Well, bad luck for them, good luck for me, neighbors Carl and Mary are stuck in David, unable to get back to Bocas. Their launch is at a friend’s dock in Bocas. They recently built a shelter for their boat at their dock, for precisely this reason, to keep the deluges from sinking their launch. So in a mercifully flat dry calm just before dark, I towed Cricket with the dinghy to their dock shelter, where it should stay dry enough until Tracy gets home to fix the engine, replace the fuel filter, whatever magic he does to keep our engines running. There is a spare fuel filter he just bought, up in the bodega, but since he left on the spur of the moment, he hadn’t had time to install it, and I’m no engine mechanic. He is also bringing back with him a new secondary fuel and water separator. (See, we knew we needed it, we just hadn’t gotten around to dealing with it!) So until Carl and Mary get back, Cricket’s safe. So, while this may be selfish, I am hoping they can’t make it back until after Tracy gets here. :-)
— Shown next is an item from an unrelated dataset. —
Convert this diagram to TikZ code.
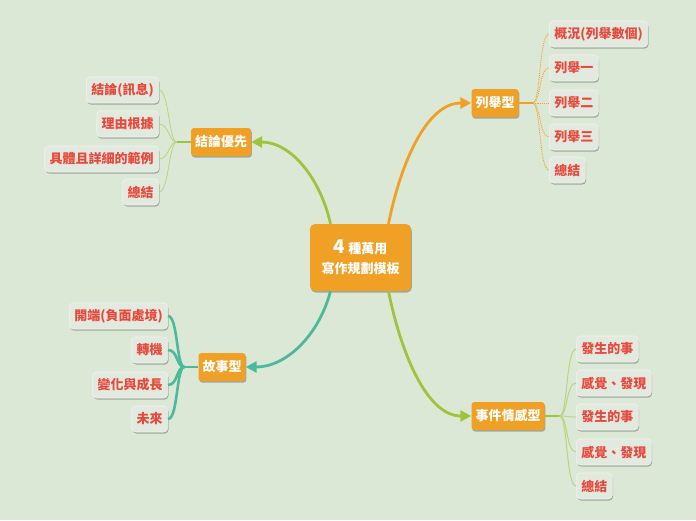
\documentclass[tikz,border=0pt]{standalone}
\usepackage{fontspec}
\setmainfont{Noto Sans CJK TC}
\usetikzlibrary{shadows,arrows.meta}
\definecolor{bgcol}{HTML}{DCE8D6}
\definecolor{mainorange}{HTML}{F0A024}
\definecolor{leafgray}{HTML}{E2EADF}
\definecolor{leafred}{HTML}{E8493D}
\definecolor{grassgreen}{HTML}{9EC43E}
\definecolor{paleleaf}{HTML}{B8D57E}
\definecolor{tealgreen}{HTML}{4BBA9C}

\tikzset{
  softshadow/.style={drop shadow={shadow xshift=0.8pt, shadow yshift=-1.6pt, fill=black, opacity=0.28}},
  topic/.style={fill=mainorange, text=white, rounded corners=3pt, inner xsep=4pt, inner ysep=0pt,
    minimum height=28pt, font=\fontsize{13}{15}\selectfont\bfseries, softshadow},
  leaf/.style={fill=leafgray, draw=white!50!leafgray, line width=0.6pt, text=leafred, rounded corners=4pt,
    inner xsep=5pt, inner ysep=0pt, minimum height=26pt, font=\fontsize{13}{15}\selectfont\bfseries, softshadow},
  mainlink/.style={line width=2.8pt, -{Triangle[length=11pt,width=11pt]}},
}

\begin{document}
\begin{tikzpicture}[x=1pt, y=-1pt]
    \fill[bgcol] (0,0) rectangle (696,520);
    \useasboundingbox (0,0) rectangle (696,520);

    % centre
    \node[fill=mainorange, text=white, rounded corners=5pt, minimum width=101pt, minimum height=67pt,
      align=center, softshadow, font=\fontsize{13}{20}\selectfont\bfseries] (core) at (360.5,257.5)
      {{\fontsize{19}{20}\selectfont 4} 種萬用\\寫作規劃模板};

    % branches
    \node[topic] (list) at (495,103) {列舉型};
    \node[topic] (concl) at (221,142) {結論優先};
    \node[topic] (story) at (222,367) {故事型};
    \node[topic] (event) at (508,416) {事件情感型};

    \draw[mainlink, mainorange] ([xshift=28pt]core.north) .. controls +(12,-60) and +(-45,0) .. (list.west);
    \draw[mainlink, grassgreen] ([xshift=-30pt]core.north) .. controls +(-10,-45) and +(40,0) .. (concl.east);
    \draw[mainlink, tealgreen] ([xshift=-30pt]core.south) .. controls +(-12,45) and +(40,0) .. (story.east);
    \draw[mainlink, grassgreen] ([xshift=28pt]core.south) .. controls +(12,60) and +(-45,0) .. (event.west);

    % 列舉型
    \node[leaf, anchor=west] (lista) at (549,34) {概況(列舉數個)};
    \node[leaf, anchor=west] (listb) at (549,68) {列舉一};
    \node[leaf, anchor=west] (listc) at (549,103) {列舉二};
    \node[leaf, anchor=west] (listd) at (549,137) {列舉三};
    \node[leaf, anchor=west] (liste) at (549,170) {總結};
    \coordinate (listj) at ([xshift=14pt]list.east);
    \draw[mainorange, line width=1.2pt] (list.east) -- (listj);
    \foreach \n in {a,b,c,d,e}
      \draw[mainorange, densely dotted, line width=0.9pt] (listj) .. controls +(8,0) and +(-10,0) .. (list\n.west);

    % 結論優先
    \node[leaf, anchor=east] (concla) at (159,90) {結論(訊息)};
    \node[leaf, anchor=east] (conclb) at (159,124) {理由根據};
    \node[leaf, anchor=east] (conclc) at (159,159) {具體且詳細的範例};
    \node[leaf, anchor=east] (concld) at (159,192) {總結};
    \coordinate (conclj) at ([xshift=-14pt]concl.west);
    \draw[grassgreen, line width=1.2pt] (concl.west) -- (conclj);
    \foreach \n in {a,b,c,d}
      \draw[paleleaf, line width=0.8pt] (conclj) .. controls +(-8,0) and +(10,0) .. (concl\n.east);

    % 故事型
    \node[leaf, anchor=east] (storya) at (168,316) {開端(負面處境)};
    \node[leaf, anchor=east] (storyb) at (168,350) {轉機};
    \node[leaf, anchor=east] (storyc) at (168,385) {變化與成長};
    \node[leaf, anchor=east] (storyd) at (168,419) {未來};
    \coordinate (storyj) at ([xshift=-14pt]story.west);
    \draw[tealgreen, line width=2.6pt] (story.west) -- (storyj);
    \foreach \n in {a,b,c,d}
      \draw[tealgreen, line width=2.6pt] (storyj) .. controls +(-8,0) and +(10,0) .. (story\n.east);

    % 事件情感型
    \node[leaf, anchor=west] (eventa) at (576,349) {發生的事};
    \node[leaf, anchor=west] (eventb) at (576,383) {感覺、發現};
    \node[leaf, anchor=west] (eventc) at (576,417) {發生的事};
    \node[leaf, anchor=west] (eventd) at (576,452) {感覺、發現};
    \node[leaf, anchor=west] (evente) at (576,486) {總結};
    \coordinate (eventj) at ([xshift=15pt]event.east);
    \draw[grassgreen, line width=1.4pt] (event.east) -- (eventj);
    \foreach \n in {a,b,c,d,e}
      \draw[paleleaf, line width=1pt] (eventj) .. controls +(8,0) and +(-10,0) .. (event\n.west);
\end{tikzpicture}
\end{document}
Enough for now. Who knows when I’ll be able to get this sent, but I needed to write it down.
Much love,
Sharon
Meanwhile, Sharon was able to transport the two turkeys to friends Ron and Cynde's house, where Cynde roasted and carved them on Thanksgiving day, and they were taken to the neighborhood gathering of gringos. By then, Sharon was so glum she had planned to skip the whole affair, but Cynde insisted, and sent Ron to pick her up. Glad she did!
And Tracy did eventually get home, on Saturday evening, after two annoying, frustrating days in the Panama City airport.
According to neighbors Sue and George, we had a total of 39.3 inches of rain in November!